How George Floyd’s Murder Galvanized Corporate America
A year after the killing sparked a wave of protest, Yale SOM leadership expert Jeffrey Sonnenfeld sees signs of a lasting change in corporate attitudes about racial justice.
This commentary originally appeared in Politico.
The outrage over George Floyd’s murder was a big wake-up call for America’s CEOs. There were plenty of moral reasons for them to take action, but it almost immediately became clear that there were plenty of business reasons to do so as well: In the month after the killing, survey data showed an overwhelming majority of the American public wanted executives to speak up and to act on racial inequality in the United States.
Many business leaders did just that. At a Yale CEO Forum last spring, Ken Frazier, the CEO of Merck and one of four Black CEOs in the Fortune 500, spoke personally about Floyd, saying, “This African American man could be me or any other African American man” and terming the killing “a defining moment for our country when it comes to the issues of race.” Soon afterward, Frazier and then-IBM CEO Ginni Rometty organized several dozen other CEOs and more than $100 million to launch the OneTen workforce initiative to secure one million good jobs for Black workers without a college degree.
Other programs followed—real efforts with real money behind them. Goldman Sachs has just begun funding recipients of its newly launched One Million Black Women initiative, which commits $10 billion in direct investment capital and $100 million in gifts to address racial and gender bias suffered by Black women and exacerbated by the pandemic. Doug McMillon of Walmart has similarly invested $100 million into such community economic development initiatives. Target CEO Brian Cornell has committed to send $2 billion to Black owned businesses. Brian Moynihan of Bank of America just announced he was raising last year’s commitment of $250 million for investment in minority entrepreneurs to $350 million.
Of course, if you take a hard look at who really controls all that money and all those decisions, it’s clear the business community still has a long way to go. Less than 2 percent of top executives at the 50 largest companies are Black. But certain actions by pillars of American industry suggest meaningful change. As one example, this year Walmart showed a significant increase in officers of color to nearly 25 percent, and 55 percent of the company’s new hires were people of color. Similarly Target reports that more than half of its approximately 1,900 stores are led by female store directors and more than a third are led by people of color. In 2017, following police killings of unarmed Black citizens, PriceWaterhouse Coopers CEO Tim Ryan launched CEO Action for Diversity, an initiative where executives commit to diversifying their work forces and sharing best practices. This summer, more than 1,600 CEOs signed up.

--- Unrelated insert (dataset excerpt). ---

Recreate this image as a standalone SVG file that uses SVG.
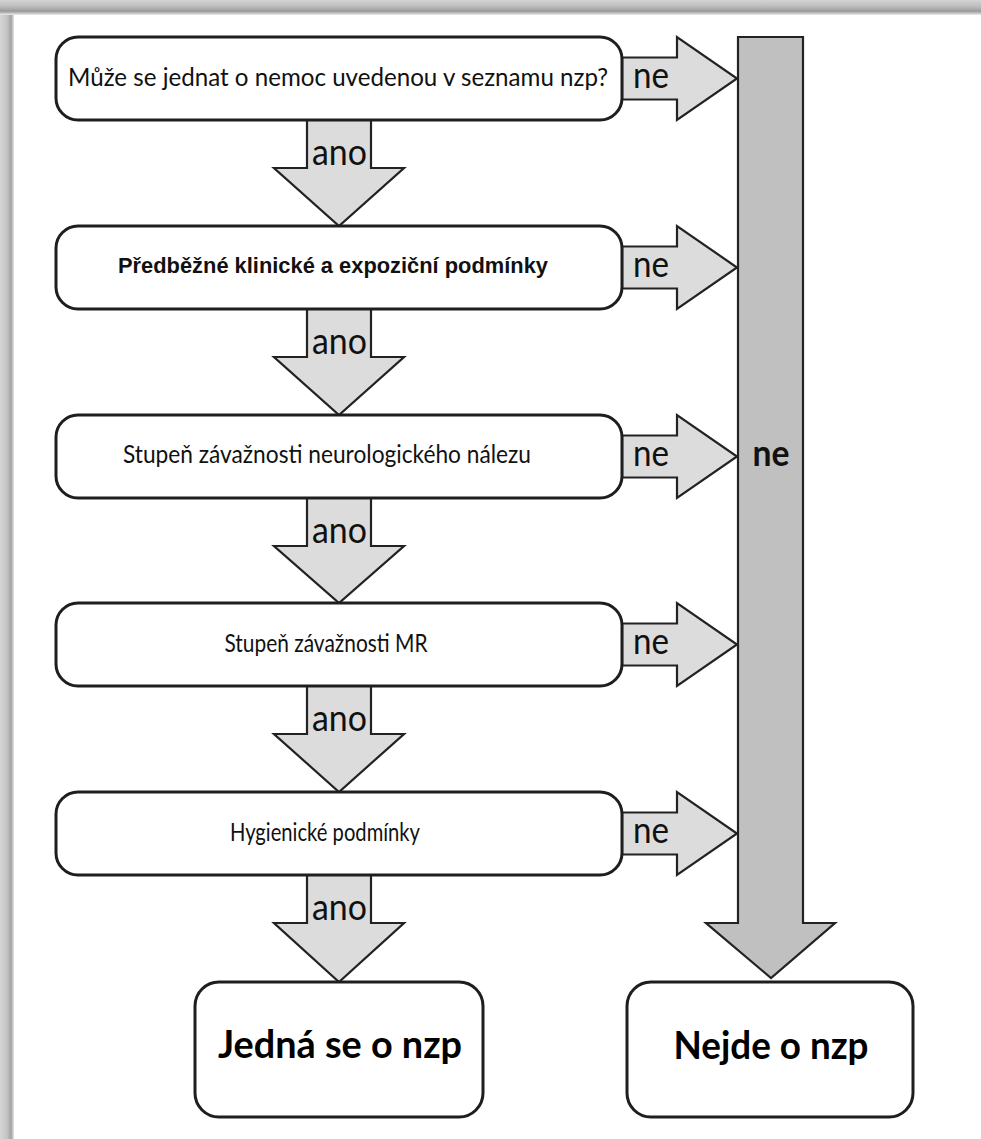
<svg xmlns="http://www.w3.org/2000/svg" width="981" height="1139" viewBox="0 0 981 1139">
<defs>
<linearGradient id="gl" x1="0" y1="0" x2="1" y2="0">
<stop offset="0" stop-color="#d6d6d6"/><stop offset="0.5" stop-color="#c4c4c4"/><stop offset="0.8" stop-color="#a2a2a2"/><stop offset="1" stop-color="#e8e8e8"/>
</linearGradient>
<linearGradient id="gt" x1="0" y1="0" x2="0" y2="1">
<stop offset="0" stop-color="#d4d4d4"/><stop offset="0.45" stop-color="#bcbcbc"/><stop offset="0.75" stop-color="#9a9a9a"/><stop offset="1" stop-color="#ededed"/>
</linearGradient>
<style>
.box{fill:#fff;stroke:#1e1e1e;stroke-width:3}
.sa{fill:#dcdcdc;stroke:#222;stroke-width:2.2;stroke-linejoin:miter}
.bar{fill:#c0c0c0;stroke:#222;stroke-width:2.2}
.t{font-family:Lato,"Open Sans",sans-serif;font-size:25px;fill:#111;text-anchor:middle}
.tb{font-family:"Liberation Sans",Arial,sans-serif;font-weight:bold;font-size:22px;fill:#111;text-anchor:middle}
.lab{font-family:Lato,"Open Sans",sans-serif;font-size:36px;fill:#111;text-anchor:middle}
.big{font-family:Lato,"Open Sans",sans-serif;font-weight:bold;font-size:39px;fill:#000;text-anchor:middle}
</style>
</defs>
<rect x="0" y="0" width="981" height="1139" fill="#fff"/>
<rect x="0" y="0" width="14" height="1139" fill="url(#gl)"/>
<rect x="0" y="0" width="981" height="15" fill="url(#gt)"/>

<g id="connectors">
<polygon class="sa" points="307,120 371,120 371,168 404,168 339,226 274,168 307,168"/>
<polygon class="sa" points="307,309 371,309 371,357 404,357 339,415 274,357 307,357"/>
<polygon class="sa" points="307,498 371,498 371,546 404,546 339,603 274,546 307,546"/>
<polygon class="sa" points="307,686 371,686 371,734 404,734 339,792 274,734 307,734"/>
<polygon class="sa" points="307,875 371,875 371,923 404,923 339,982 274,923 307,923"/>
<text class="lab" x="339.5" y="165" textLength="55" lengthAdjust="spacingAndGlyphs">ano</text>
<text class="lab" x="339.5" y="354" textLength="55" lengthAdjust="spacingAndGlyphs">ano</text>
<text class="lab" x="339.5" y="543" textLength="55" lengthAdjust="spacingAndGlyphs">ano</text>
<text class="lab" x="339.5" y="731" textLength="55" lengthAdjust="spacingAndGlyphs">ano</text>
<text class="lab" x="339.5" y="920" textLength="55" lengthAdjust="spacingAndGlyphs">ano</text>

<polygon class="sa" points="622,57.5 677,57.5 677,37 737,78.5 677,120 677,99.5 622,99.5"/>
<polygon class="sa" points="622,246.5 677,246.5 677,226 737,267.5 677,309 677,288.5 622,288.5"/>
<polygon class="sa" points="622,435.5 677,435.5 677,415 737,456.5 677,498 677,477.5 622,477.5"/>
<polygon class="sa" points="622,623.5 677,623.5 677,603 737,644.5 677,686 677,665.5 622,665.5"/>
<polygon class="sa" points="622,812.5 677,812.5 677,792 737,833.5 677,875 677,854.5 622,854.5"/>
<text class="lab" x="651" y="88" textLength="36" lengthAdjust="spacingAndGlyphs">ne</text>
<text class="lab" x="651" y="277" textLength="36" lengthAdjust="spacingAndGlyphs">ne</text>
<text class="lab" x="651" y="466" textLength="36" lengthAdjust="spacingAndGlyphs">ne</text>
<text class="lab" x="651" y="654" textLength="36" lengthAdjust="spacingAndGlyphs">ne</text>
<text class="lab" x="651" y="843" textLength="36" lengthAdjust="spacingAndGlyphs">ne</text>

<polygon class="bar" points="738,37 803,37 803,923 835,923 771,978 706,923 738,923"/>
<text class="lab" x="771" y="466" font-weight="bold" textLength="37" lengthAdjust="spacingAndGlyphs">ne</text>
</g>

<g id="n1"><rect class="box" x="56" y="37" width="566" height="83" rx="22"/>
<text class="t" x="338" y="86" textLength="540" lengthAdjust="spacingAndGlyphs">Může se jednat o nemoc uvedenou v seznamu nzp?</text></g>
<g id="n2"><rect class="box" x="56" y="226" width="566" height="83" rx="22"/>
<text class="tb" x="333" y="273" textLength="430" lengthAdjust="spacingAndGlyphs">Předběžné klinické a expoziční podmínky</text></g>
<g id="n3"><rect class="box" x="56" y="415" width="566" height="83" rx="22"/>
<text class="t" x="327" y="463" textLength="408" lengthAdjust="spacingAndGlyphs">Stupeň závažnosti neurologického nálezu</text></g>
<g id="n4"><rect class="box" x="56" y="603" width="566" height="83" rx="22"/>
<text class="t" x="326" y="652" textLength="203" lengthAdjust="spacingAndGlyphs">Stupeň závažnosti MR</text></g>
<g id="n5"><rect class="box" x="56" y="792" width="566" height="83" rx="22"/>
<text class="t" x="325" y="841" textLength="190" lengthAdjust="spacingAndGlyphs">Hygienické podmínky</text></g>
<g id="yes"><rect class="box" x="195" y="982" width="288" height="135" rx="24"/>
<text class="big" x="340" y="1058" textLength="244" lengthAdjust="spacingAndGlyphs">Jedná se o nzp</text></g>
<g id="no"><rect class="box" x="627" y="982" width="286" height="135" rx="24"/>
<text class="big" x="771" y="1059" textLength="195" lengthAdjust="spacingAndGlyphs">Nejde o nzp</text></g>
</svg>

There also appears to be a new appetite to listen. Many CEOs convened company-wide town halls in the wake of the protests. Brian Cornell of Target, David Solomon of Goldman Sachs, Doug Parker of American Airlines, Mary Barra of GM, Arvind Krishna CEO of IBM, and Johnson & Johnson’s Alex Gorsky told me they’ve had such dialogues for years but that the tone has changed precipitously in the last year towards far more candor.
Should we take this all with a grain of salt? I’ve been studying American businesses and CEOs for 45 years, and I’ve seen plenty of meaningless virtue signaling from this community—like the insincerity of some companies that joined the sustainability movement for more cosmetic reasons, without actually making meaningful changes to their climate footprints. Ford Foundation CEO Darren Walker warned us at Yale/Korn Ferry forum on racial justice this year that it is premature to celebrate progress, that the frequent feel-good gala dinners on racial justice of the past are insufficient, telling me, “We have been unable to move from performative acts to real, sustained commitment to change.”
But I think these recent examples are something different. And I’m not alone. Mellody Hobson, co-CEO of Ariel Investments, chairwoman of Starbucks and one of just a few Black female CEOs, is also optimistic that the changes are real, calling this shift in corporate attitude a new chapter in the American push for civil rights. At the Yale/Korn Ferry forum, she said, “Corporate America has learned very quickly that social unrest and economic inequality are bad for business.” Of course, it’s too soon to know for real. As PepsiCo’s former CEO Indra Nooyi says, the true test will be if these changed dynamics take hold when we are out of the pandemic and the energy behind the protests has died down. Only then will we know if this racial justice mission in corporate America has led to lasting change.